Only the lines from the line containing "What Plotly code" through the line containing "import plotly.graph_objects as go" should be reproduced, please, with no pictures.

+--

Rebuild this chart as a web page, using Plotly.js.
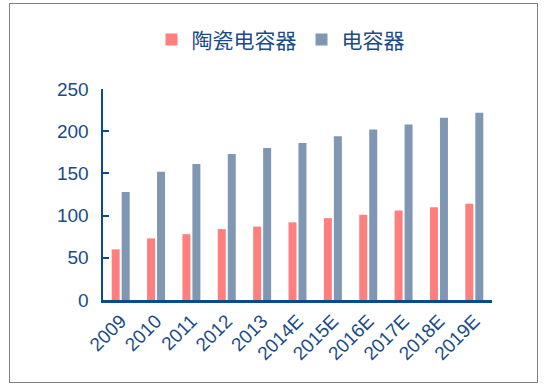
<!DOCTYPE html>
<html>
<head>
<meta charset="utf-8">
<script src="https://cdn.plot.ly/plotly-3.0.1.min.js"></script>
<style>
html,body{margin:0;padding:0;background:#fff;}
#wrap{position:relative;width:550px;height:387px;}
#chart{position:absolute;left:0;top:0;width:550px;height:387px;}
#frame{position:absolute;left:9px;top:3px;width:527px;height:378px;border:1px solid #808080;pointer-events:none;}
</style>
</head>
<body>
<div id="wrap"><div id="chart"></div><div id="frame"></div></div>
<script>
var categories = ["2009","2010","2011","2012","2013","2014E","2015E","2016E","2017E","2018E","2019E"];
var ceramicValues = [60, 73, 78, 84, 87, 92, 97, 101, 106, 110, 114];
var capacitorValues = [128, 152, 161, 173, 180, 186, 194, 202, 208, 216, 222];
var seriesNames = ["陶瓷电容器", "电容器"];
var yTicks = [0, 50, 100, 150, 200, 250];

var axisColor = "#0B4A8B";
var textColor = "#1A4B87";
var font = "Liberation Sans, Arial, sans-serif";

var traces = [
  {type:"bar", name:seriesNames[0], x:categories, y:ceramicValues, marker:{color:"#FF7F7F"}},
  {type:"bar", name:seriesNames[1], x:categories, y:capacitorValues, marker:{color:"#7F97B2"}}
];

var layout = {
  width:550, height:387,
  margin:{l:103, r:58, t:89, b:87},
  paper_bgcolor:"rgba(0,0,0,0)", plot_bgcolor:"#fff",
  barmode:"group", bargap:0.435, bargroupgap:0.2,
  showlegend:true,
  legend:{orientation:"h", x:0.51, xanchor:"center", xref:"container", y:0.897, yanchor:"middle", yref:"container",
          font:{family:"Noto Sans CJK SC, sans-serif", size:21, color:textColor}, itemwidth:20, traceorder:"normal"},
  xaxis:{type:"category", showline:true, linecolor:axisColor, linewidth:2.5, ticks:"", tickangle:-45,
         tickfont:{family:font, size:19, color:textColor}, showgrid:false, zeroline:false, fixedrange:true},
  yaxis:{range:[0,250], tickvals:yTicks, showline:true, linecolor:axisColor, linewidth:2.5,
         ticks:"inside", ticklen:6, tickwidth:2, tickcolor:axisColor,
         tickfont:{family:font, size:19, color:textColor}, showgrid:false, zeroline:false, ticklabelstandoff:8, fixedrange:true}
};

Plotly.newPlot("chart", traces, layout, {displayModeBar:false, staticPlot:true});
</script>
</body>
</html>
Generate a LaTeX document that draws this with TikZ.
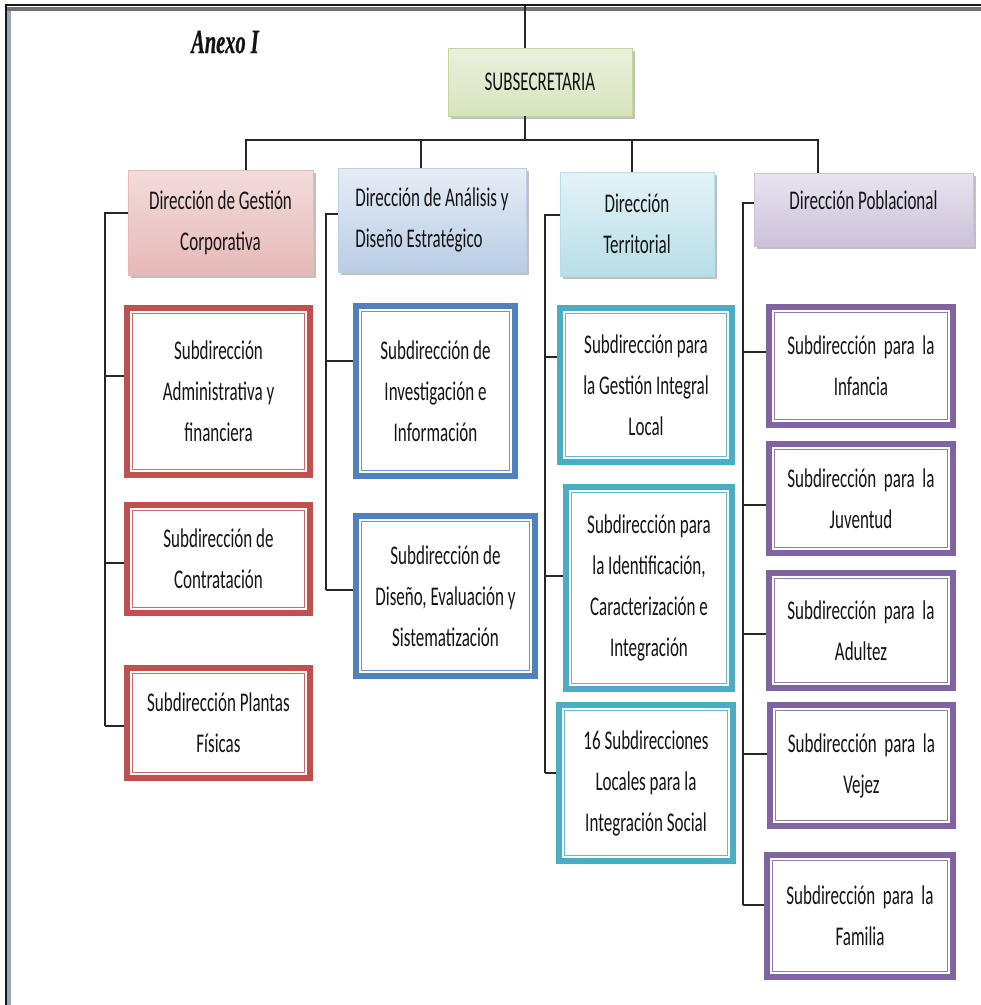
\documentclass[tikz,border=0pt]{standalone}
\usepackage{fontspec}
\setmainfont{Carlito}[FakeStretch=0.63]
\newfontfamily\anexofont{Liberation Serif}[FakeStretch=0.6, UprightFont=*-Bold Italic, FakeBold=0.6]
\usetikzlibrary{shadows}
\definecolor{cRed}{HTML}{C0504D}
\definecolor{cBlue}{HTML}{4F81BD}
\definecolor{cCyan}{HTML}{4BACC6}
\definecolor{cPurp}{HTML}{8064A2}
\definecolor{txt}{HTML}{141414}
\definecolor{frameblue}{HTML}{7A8FAF}
\definecolor{gBd}{HTML}{C3D69B}\definecolor{gT}{HTML}{EBF1DE}\definecolor{gM}{HTML}{E3ECD2}\definecolor{gB}{HTML}{D7E4BD}
\definecolor{rBd}{HTML}{E6B9B8}\definecolor{rT}{HTML}{F2DCDB}\definecolor{rM}{HTML}{F8EEEE}\definecolor{rB}{HTML}{E6B9B8}
\definecolor{bBd}{HTML}{B9CDE5}\definecolor{bT}{HTML}{E6EDF6}\definecolor{bM}{HTML}{F2F6FB}\definecolor{bB}{HTML}{B9CDE5}
\definecolor{tBd}{HTML}{B7DEE8}\definecolor{tT}{HTML}{E4F3F7}\definecolor{tM}{HTML}{F0F8FB}\definecolor{tB}{HTML}{B7DEE8}
\definecolor{pBd}{HTML}{CCC1DA}\definecolor{pT}{HTML}{E9E4EF}\definecolor{pM}{HTML}{EDE8F2}\definecolor{pB}{HTML}{CCC1DA}
\tikzset{
  txtfont/.style={font=\fontsize{27}{41}\selectfont, text=txt},
  conn/.style={draw=black!85, line width=1.3pt},
  dirbox/.style={draw=#1Bd, line width=0.8pt, top color=#1T, middle color=#1M, bottom color=#1B,
     rectangle, inner sep=2pt, outer sep=0pt, align=center, txtfont,
     drop shadow={shadow xshift=3pt, shadow yshift=-3pt, fill=black!45, opacity=0.55}},
  subbox/.style={draw=#1, line width=6.5pt, fill=white, rectangle, inner sep=2pt, align=center, txtfont,
     path picture={\draw[#1!85, line width=1.3pt]
        ([shift={(5.8pt,-5.8pt)}]path picture bounding box.north west) rectangle
        ([shift={(-5.8pt,5.8pt)}]path picture bounding box.south east);}},
}
\begin{document}
\begin{tikzpicture}[x=1pt, y=-1pt]
\useasboundingbox (0,0) rectangle (981,1005);
% frame
\fill[frameblue!80] (7,7) rectangle (11,1005);
\fill[black!55] (7,7) rectangle (981,11);
\draw[black!90, line width=2pt] (6,1005) -- (6,5) -- (981,5);

\node[font=\anexofont\fontsize{34}{40}\selectfont, text=txt] (anexo) at (225,42) {Anexo I};

% main node
\node[dirbox=g, minimum width=184pt, minimum height=68pt] (sub) at (540,82) {SUBSECRETARIA};

% directions
\node[dirbox=r, minimum width=185pt, minimum height=105pt] (dgc) at (220.5,222.5) {Dirección de Gestión\\Corporativa};
\node[dirbox=b, minimum width=188pt, minimum height=104pt, align=left] (dade) at (432,220) {Dirección de Análisis y\\Diseño Estratégico};
\node[dirbox=t, minimum width=154pt, minimum height=104pt] (dt) at (637,224) {Dirección\\Territorial};
\node[dirbox=p, minimum width=219pt, minimum height=73pt, text depth=18pt] (dp) at (863.5,209.5) {Dirección Poblacional};

% subdirections
\node[subbox=cRed, minimum width=183pt, minimum height=167pt] (sa) at (218.5,391.5) {Subdirección\\Administrativa y\\financiera};
\node[subbox=cRed, minimum width=183pt, minimum height=108pt] (sc) at (218.5,559) {Subdirección de\\Contratación};
\node[subbox=cRed, minimum width=183pt, minimum height=110pt] (sp) at (218.5,723) {Subdirección Plantas\\Físicas};

\node[subbox=cBlue, minimum width=159pt, minimum height=170pt] (sii) at (435.5,391) {Subdirección de\\Investigación e\\Información};
\node[subbox=cBlue, minimum width=179pt, minimum height=160pt] (sde) at (445.5,596) {Subdirección de\\Diseño, Evaluación y\\Sistematización};

\node[subbox=cCyan, minimum width=172pt, minimum height=154pt] (sgil) at (646,385) {Subdirección para\\la Gestión Integral\\Local};
\node[subbox=cCyan, minimum width=166pt, minimum height=202pt] (sici) at (649,588) {Subdirección para\\la Identificación,\\Caracterización e\\Integración};
\node[subbox=cCyan, minimum width=174pt, minimum height=156pt] (s16) at (646,783) {16 Subdirecciones\\Locales para la\\Integración Social};

\node[subbox=cPurp, minimum width=184pt, minimum height=118pt] (si) at (861,366) {Subdirección\ \ para\ \ la\\Infancia};
\node[subbox=cPurp, minimum width=184pt, minimum height=109pt] (sj) at (861,498.5) {Subdirección\ \ para\ \ la\\Juventud};
\node[subbox=cPurp, minimum width=184pt, minimum height=115pt] (sad) at (861,630.5) {Subdirección\ \ para\ \ la\\Adultez};
\node[subbox=cPurp, minimum width=183pt, minimum height=121pt] (sv) at (861.5,765.5) {Subdirección\ \ para\ \ la\\Vejez};
\node[subbox=cPurp, minimum width=186pt, minimum height=122pt] (sf) at (860,916) {Subdirección\ \ para\ \ la\\Familia};

% top connectors
\coordinate (frametop) at (525,6);
\coordinate (bar) at (525,140);
\draw[conn] (frametop) -- ([xshift=-15pt]sub.north);
\draw[conn] ([xshift=-15pt]sub.south) -- (bar);
\draw[conn] ([xshift=25.5pt]dgc.north) |- (bar) -| ([xshift=-45.5pt]dp.north);
\coordinate (dadetop) at ([xshift=-11pt]dade.north);
\draw[conn] (dadetop) -- (dadetop |- bar);
\coordinate (dttop) at ([xshift=-5pt]dt.north);
\draw[conn] (dttop) -- (dttop |- bar);

% DGC bus
\coordinate (dgcin) at ([yshift=9.5pt]dgc.west);
\coordinate (dgcbus) at (105,726);
\draw[conn] (dgcin) -| (dgcbus);
\coordinate (sain) at ([yshift=15.5pt]sa.west);
\coordinate (scin) at ([yshift=-4pt]sc.west);
\coordinate (spin) at ([yshift=-3pt]sp.west);
\foreach \n in {sain,scin,spin} \draw[conn] (\n) -- (\n -| dgcbus);

% DADE bus
\coordinate (dadein) at ([yshift=6pt]dade.west);
\coordinate (dadebus) at (326,590);
\draw[conn] (dadein) -| (dadebus);
\coordinate (siiin) at ([yshift=30pt]sii.west);
\coordinate (sdein) at ([yshift=6pt]sde.west);
\foreach \n in {siiin,sdein} \draw[conn] (\n) -- (\n -| dadebus);

% DT bus
\coordinate (dtin) at ([yshift=9pt]dt.west);
\coordinate (dtbus) at (545,773);
\draw[conn] (dtin) -| (dtbus);
\coordinate (sgilin) at ([yshift=28pt]sgil.west);
\coordinate (sicin) at ([yshift=12pt]sici.west);
\coordinate (s16in) at ([yshift=10pt]s16.west);
\foreach \n in {sgilin,sicin,s16in} \draw[conn] (\n) -- (\n -| dtbus);

% DP bus
\coordinate (dpin) at ([yshift=6.5pt]dp.west);
\coordinate (dpbus) at (743,905);
\draw[conn] (dpin) -| (dpbus);
\coordinate (siin) at ([yshift=14pt]si.west);
\coordinate (sjin) at ([yshift=-6.5pt]sj.west);
\coordinate (sadin) at ([yshift=-3.5pt]sad.west);
\coordinate (svin) at ([yshift=11.5pt]sv.west);
\coordinate (sfin) at ([yshift=11pt]sf.west);
\foreach \n in {siin,sjin,sadin,svin,sfin} \draw[conn] (\n) -- (\n -| dpbus);
\end{tikzpicture}
\end{document}
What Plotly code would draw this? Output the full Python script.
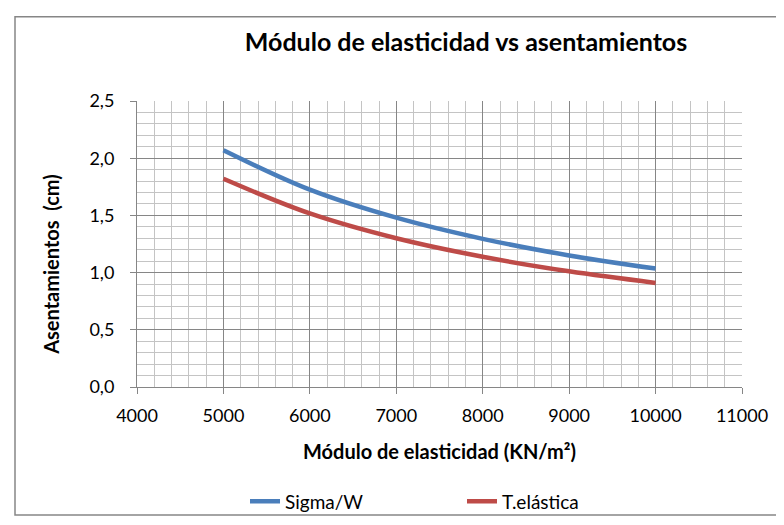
import plotly.graph_objects as go

modulo = [5000, 6000, 7000, 8000, 9000, 10000]
sigma_w = [2.07, 1.725, 1.48, 1.295, 1.15, 1.035]
t_elastica = [1.82, 1.517, 1.30, 1.138, 1.011, 0.91]

W, H = 784, 525
L, R, T, B = 129, 50, 93, 137
pw, ph = W - L - R, H - T - B

FONT = "Lato"

fig = go.Figure()
fig.add_trace(go.Scatter(x=modulo, y=sigma_w, name="Sigma/W", mode="lines",
                         line=dict(color="#4a7ebb", width=4.5, shape="spline")))
fig.add_trace(go.Scatter(x=modulo, y=t_elastica, name="T.elástica", mode="lines",
                         line=dict(color="#be4b48", width=4.5, shape="spline")))

axis_common = dict(showline=True, linecolor="#868686", linewidth=1,
                   ticks="outside", ticklen=6, tickcolor="#868686",
                   showgrid=True, gridcolor="#868686", gridwidth=1,
                   zeroline=False, tickfont=dict(family=FONT, size=18, color="#000"))

fig.update_xaxes(range=[4000, 11000], dtick=1000, tick0=4000, tickformat="d",
                 ticklabelstandoff=6,
                 minor=dict(dtick=200, showgrid=True, gridcolor="#c4c4c4", gridwidth=1),
                 title=dict(text="<b>Módulo de elasticidad (KN/m²)</b>",
                            font=dict(family=FONT, size=20, color="#000"), standoff=20),
                 **axis_common)
fig.update_yaxes(range=[0, 2.5], dtick=0.5, tick0=0, tickformat=".1f",
                 ticklabelstandoff=12,
                 minor=dict(dtick=0.1, showgrid=True, gridcolor="#c4c4c4", gridwidth=1),
                 **axis_common)

fig.update_layout(
    width=W, height=H,
    margin=dict(l=L, r=R, t=T, b=B),
    paper_bgcolor="white", plot_bgcolor="white",
    separators=",.",
    title=dict(text="<b>Módulo de elasticidad vs asentamientos</b>",
               x=458 / W, xanchor="center", y=1 - 34 / H, yanchor="middle",
               font=dict(family=FONT, size=25, color="#000")),
    legend=dict(orientation="h", x=(237 - L) / pw, xanchor="left",
                y=-(506 - (T + ph)) / ph, yanchor="middle",
                bgcolor="rgba(0,0,0,0)",
                font=dict(family=FONT, size=19, color="#000"),
                entrywidth=172, entrywidthmode="pixels"),
    showlegend=True,
    annotations=[dict(text="<b>Asentamientos\u00a0 (cm)</b>", textangle=-90,
                      xref="paper", yref="paper",
                      x=(43 - L) / pw, y=(T + ph - 262) / ph,
                      xanchor="center", yanchor="middle", showarrow=False,
                      font=dict(family=FONT, size=20, color="#000"))],
    shapes=[dict(type="rect", xref="paper", yref="paper",
                 x0=(7 - L) / pw, x1=(779 - L) / pw,
                 y0=-(520 - (T + ph)) / ph, y1=(T + ph - 6) / ph,
                 line=dict(color="#868686", width=1.5), fillcolor="rgba(0,0,0,0)",
                 layer="below")],
)

fig.write_html("out.html")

+--

Output of the task:
What Plotly code would draw this? Output the full Python script.
import plotly.graph_objects as go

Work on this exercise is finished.